SAM Architecture

The design of SAM is highly flexible and enables seamless integration with other systems. It has been trained on millions of images and masks using a model-in-the-loop “data engine” approach. Researchers iteratively annotated images and updated the model, resulting in SAM’s advanced capabilities and understanding of objects.

SAM was trained on over 1.1 billion segmentation masks collected from approximately 11 million licensed and privacy-preserving images. The dataset was built using SAM’s ambiguity-aware design and a grid of points, allowing it to automatically annotate new images.

SAM utilizes a sophisticated architecture that enables efficient and accurate object segmentation. The model is designed with a three-step process involving an image encoder, a prompt encoder, and a mask decoder.

Image Encoder

The image encoder is responsible for capturing essential features from the input image. It processes the image through deep neural networks, extracting high-level representations that encode relevant information about objects and their context. This encoding step allows SAM to understand the visual content of the image.

Prompt Encoder

The prompt encoder plays a crucial role in SAM’s promptable design. It processes the user-provided prompts, which can be bounding boxes, points, or text, and transforms them into meaningful representations. These representations serve as guidance for SAM to understand the desired object to be segmented.

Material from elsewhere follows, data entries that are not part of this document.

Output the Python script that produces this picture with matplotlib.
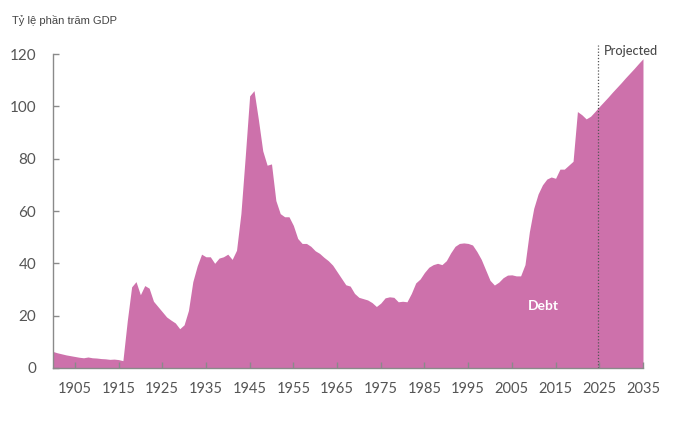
import matplotlib
matplotlib.use('Agg')
import matplotlib.pyplot as plt

# debt held by public, % of GDP
years = list(range(1900, 2036))
debt = [6.3, 5.8, 5.4, 5.0, 4.7, 4.4, 4.1, 3.9, 4.2, 3.9,
        3.8, 3.6, 3.5, 3.3, 3.4, 3.2, 2.8, 18.0, 31.0, 33.0,
        28.0, 31.5, 30.5, 25.5, 23.5, 21.5, 19.5, 18.3, 17.2, 15.0,
        16.5, 22.0, 33.0, 39.0, 43.5, 42.5, 42.5, 40.0, 42.0, 42.5,
        43.5, 41.5, 45.0, 59.0, 81.0, 104.0, 106.0, 95.0, 83.0, 77.5,
        78.0, 64.0, 59.0, 57.8, 57.8, 54.5, 49.5, 47.6, 47.6, 46.5,
        44.8, 43.8, 42.3, 41.0, 39.3, 36.8, 34.3, 31.8, 31.3, 28.5,
        27.0, 26.5, 26.0, 25.0, 23.5, 24.8, 26.8, 27.2, 27.0, 25.3,
        25.5, 25.3, 28.5, 32.5, 34.0, 36.5, 38.5, 39.5, 40.0, 39.5,
        41.0, 44.0, 46.5, 47.6, 47.8, 47.6, 47.0, 44.5, 41.5, 37.5,
        33.5, 31.7, 32.8, 34.5, 35.5, 35.6, 35.2, 35.2, 39.5, 52.0,
        61.0, 66.5, 70.0, 72.2, 73.0, 72.5, 76.0, 76.0, 77.5, 79.0,
        98.0, 96.8, 95.2, 96.2, 98.0, 99.9, 101.7, 103.5, 105.4, 107.2,
        109.0, 110.9, 112.7, 114.5, 116.4, 118.2]

xticks = [1905, 1915, 1925, 1935, 1945, 1955, 1965, 1975, 1985, 1995, 2005, 2015, 2025, 2035]
yticks = [0, 20, 40, 60, 80, 100, 120]
proj_year = 2024.6

fill_col = '#cd71ab'
axis_col = '#8a8a8a'
text_col = '#555555'

fig = plt.figure(figsize=(6.97, 4.22), dpi=100)
ax = fig.add_axes([0.076, 0.128, 0.8465, 0.744])

ax.fill_between(years, debt, 0, color=fill_col, linewidth=0)
ax.axvline(proj_year, ymin=0, ymax=1.03, color='#555555', linestyle=(0, (1, 1.5)),
           linewidth=0.9, clip_on=False)

ax.set_xlim(1900, 2035)
ax.set_ylim(0, 120)
ax.set_xticks(xticks)
ax.set_yticks(yticks)
ax.tick_params(direction='in', length=4, color=axis_col, width=1, labelcolor=text_col)
ax.tick_params(axis='x', pad=10, labelsize=10.5)
ax.tick_params(axis='y', pad=12, labelsize=11)
for lab in ax.get_xticklabels() + ax.get_yticklabels():
    lab.set_family('Lato')

for s in ['top', 'right']:
    ax.spines[s].set_visible(False)
for s in ['left', 'bottom']:
    ax.spines[s].set_color(axis_col)
    ax.spines[s].set_linewidth(1)

ax.text(2012.3, 23.5, 'Debt', color='white', fontsize=10, fontweight='bold',
        family='Lato', ha='center', va='center')
ax.text(2026.1, 121.2, 'Projected', color='#4a4a4a', fontsize=9.2, family='Lato',
        fontweight='medium', ha='left', va='center')

fig.text(12 / 697, 1 - 20 / 422, 'Tỷ lệ phần trăm GDP', fontsize=8, color='#444444',
         family='Liberation Sans', ha='left', va='center')

fig.savefig('out.png', dpi=100)
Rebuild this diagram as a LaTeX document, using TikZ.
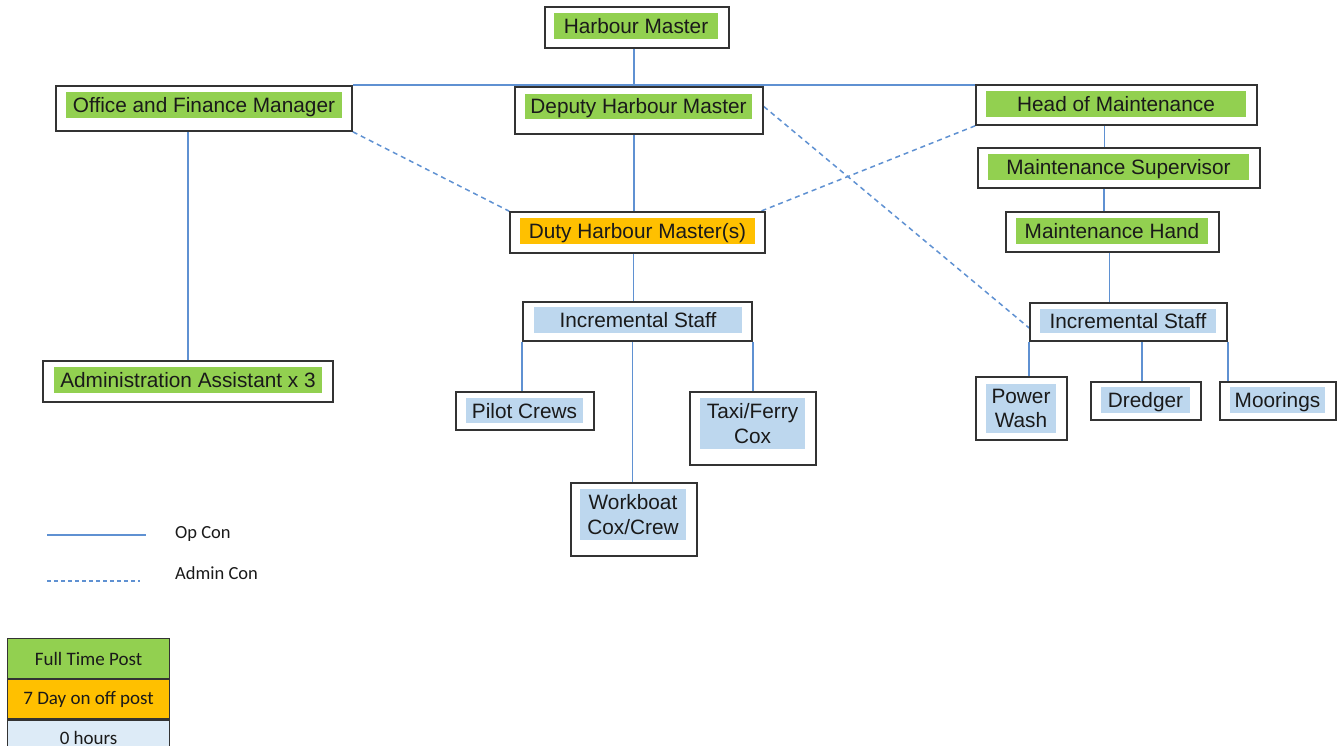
\documentclass[tikz,border=0pt]{standalone}
\usepackage{fontspec}
\setmainfont{Liberation Sans}
\newfontfamily\legfont{Carlito}
\usetikzlibrary{fit,backgrounds}
\definecolor{fgreen}{HTML}{92D050}
\definecolor{forange}{HTML}{FFC000}
\definecolor{fblue}{HTML}{BDD7EE}
\definecolor{fpale}{HTML}{DDEBF7}
\definecolor{lblue}{RGB}{95,145,210}
\definecolor{ink}{HTML}{1A1A1A}
\tikzset{
  frame/.style={draw=black!80, line width=1.6pt, fill=white, inner sep=0pt},
  hl/.style={fill=#1, inner sep=0pt},
  lbl/.style={text=ink, inner sep=0pt, align=center, font=\fontsize{20.8}{25}\selectfont},
  lbl1/.style={lbl, text height=15pt, text depth=0pt},
  opcon/.style={draw=lblue, line width=1.6pt},
  admcon/.style={draw=lblue, line width=1.5pt, dash pattern=on 5pt off 4pt},
  legcell/.style={draw=black!80, line width=1.2pt, minimum width=162pt, inner sep=0pt,
    text=ink, font=\legfont\fontsize{19}{22}\selectfont},
  legtext/.style={anchor=west, inner sep=0pt, text=ink, font=\legfont\fontsize{18.5}{22}\selectfont}
}
\begin{document}
\begin{tikzpicture}[x=1pt,y=-1pt]
\clip (0,0) rectangle (1341,746);

% ---- boxes ----
\node[frame, fit={(545,7)(729,48)}] (hm) {};
\node[hl=fgreen, fit={(554,13)(718,39)}] (hmt) {};
\node[lbl1] at (hmt) {Harbour Master};

\node[frame, fit={(56,86)(352,131)}] (ofm) {};
\node[hl=fgreen, fit={(66,92)(342,118)}] (ofmt) {};
\node[lbl1] at (ofmt) {Office and Finance Manager};

\node[frame, fit={(515,87)(763,134)}] (dhm) {};
\node[hl=fgreen, fit={(525,94)(752,119)}] (dhmt) {};
\node[lbl1] at (dhmt) {Deputy Harbour Master};

\node[frame, fit={(976,85)(1257,125)}] (hom) {};
\node[hl=fgreen, fit={(986,91)(1246,117)}] (homt) {};
\node[lbl1] at (homt) {Head of Maintenance};

\node[frame, fit={(978,148)(1260,188)}] (ms) {};
\node[hl=fgreen, fit={(988,154)(1249,180)}] (mst) {};
\node[lbl1] at (mst) {Maintenance Supervisor};

\node[frame, fit={(1006,212)(1219,252)}] (mh) {};
\node[hl=fgreen, fit={(1016,218)(1208,244)}] (mht) {};
\node[lbl1] at (mht) {Maintenance Hand};

\node[frame, fit={(510,212)(765,253)}] (dhs) {};
\node[hl=forange, fit={(520,218)(755,244)}] (dhst) {};
\node[lbl1] at (dhst) {Duty Harbour Master(s)};

\node[frame, fit={(523,302)(752,341)}] (inc) {};
\node[hl=fblue, fit={(534,307)(742,333)}] (inct) {};
\node[lbl1] at (inct) {Incremental Staff};

\node[frame, fit={(1030,303)(1227,341)}] (incr) {};
\node[hl=fblue, fit={(1040,309)(1216,333)}] (incrt) {};
\node[lbl1] at (incrt) {Incremental Staff};

\node[frame, fit={(43,361)(333,402)}] (adm) {};
\node[hl=fgreen, fit={(54,367)(322,393)}] (admt) {};
\node[lbl1] at (admt) {Administration Assistant x 3};

\node[frame, fit={(456,392)(594,430)}] (pc) {};
\node[hl=fblue, fit={(466,398)(583,423)}] (pct) {};
\node[lbl1] at (pct) {Pilot Crews};

\node[frame, fit={(690,392)(816,465)}] (tfc) {};
\node[hl=fblue, fit={(700,398)(805,449)}] (tfct) {};
\node[lbl] at (tfct) {Taxi/Ferry\\Cox};

\node[frame, fit={(571,483)(697,556)}] (wb) {};
\node[hl=fblue, fit={(580,489)(686,540)}] (wbt) {};
\node[lbl] at (wbt) {Workboat\\Cox/Crew};

\node[frame, fit={(976,377)(1067,440)}] (pw) {};
\node[hl=fblue, fit={(986,384)(1056,433)}] (pwt) {};
\node[lbl, font=\fontsize{20.8}{24}\selectfont] at (pwt) {Power\\Wash};

\node[frame, fit={(1091,382)(1201,420)}] (dr) {};
\node[hl=fblue, fit={(1101,387)(1190,413)}] (drt) {};
\node[lbl1] at (drt) {Dredger};

\node[frame, fit={(1220,382)(1336,420)}] (mo) {};
\node[hl=fblue, fit={(1230,387)(1325,413)}] (mot) {};
\node[lbl1] at (mot) {Moorings};

% ---- connectors ----
\begin{scope}[on background layer]
\fill[white] (0,0) rectangle (1341,746);
\draw[opcon] ([xshift=-3pt]hm.south) -- ([xshift=-3pt]hm.south |- dhm.north);
\draw[opcon] (ofm.north east) -- (ofm.north east -| hom.west);
\draw[opcon] ([xshift=-5pt]dhm.south) -- ([xshift=-5pt]dhm.south |- dhs.north);
\draw[opcon] ([xshift=-4pt]dhs.south) -- ([xshift=-4pt]dhs.south |- inc.north);
\draw[opcon] (adm.north |- ofm.south) -- (adm.north);
\draw[opcon] ([xshift=-12pt]hom.south) -- ([xshift=-12pt]hom.south |- ms.north);
\draw[opcon] ([xshift=-15pt]ms.south) -- ([xshift=-15pt]ms.south |- mh.north);
\draw[opcon] ([xshift=-3pt]mh.south) -- ([xshift=-3pt]mh.south |- incr.north);
\draw[opcon] (inc.south west) -- (inc.south west |- pc.north);
\draw[opcon] (inc.south east) -- (inc.south east |- tfc.north);
\draw[opcon] ([xshift=-5pt]inc.south) -- ([xshift=-5pt]inc.south |- wb.north);
\draw[opcon] (incr.south west) -- (incr.south west |- pw.north);
\draw[opcon] (incr.south east) -- (incr.south east |- mo.north);
\draw[opcon] ([xshift=-4pt]dr.north |- incr.south) -- ([xshift=-4pt]dr.north);
\draw[admcon] (ofm.south east) -- (dhs.north west);
\draw[admcon] (hom.south west) -- ([xshift=-5pt]dhs.north east);
\draw[admcon] ([yshift=4pt]dhm.east) -- ([yshift=-6pt]incr.west);
\end{scope}

% ---- legend ----
\coordinate (op1) at (47,535);
\coordinate (op2) at (146,535);
\coordinate (ad1) at (47,581);
\coordinate (ad2) at (140,581);
\draw[draw=lblue, line width=1.4pt] (op1) -- (op2);
\draw[draw=lblue, line width=1.4pt, dash pattern=on 4pt off 3pt] (ad1) -- (ad2);
\node[legtext] (opt) at (175,534) {Op Con};
\node[legtext] (adt) at (175,573) {Admin Con};

\node[legcell, fill=fgreen, minimum height=40pt, anchor=north west] (l1) at (7,638) {Full Time Post};
\node[legcell, fill=forange, minimum height=39pt, anchor=north] (l2) at (l1.south) {7 Day on off post};
\node[legcell, fill=fpale, minimum height=36pt, anchor=north] (l3) at (l2.south) {0 hours};
\end{tikzpicture}
\end{document}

By encoding prompts, SAM gains the ability to perform a wide range of segmentation tasks without requiring additional training.

Mask Decoder

The mask decoder takes the encoded information from both the image encoder and the prompt encoder to generate precise segmentation masks. It leverages a lightweight network that efficiently processes the encoded features and produces detailed object boundaries. The mask decoder’s computational efficiency enables it to run seamlessly in a web browser, allowing for near real-time segmentation results.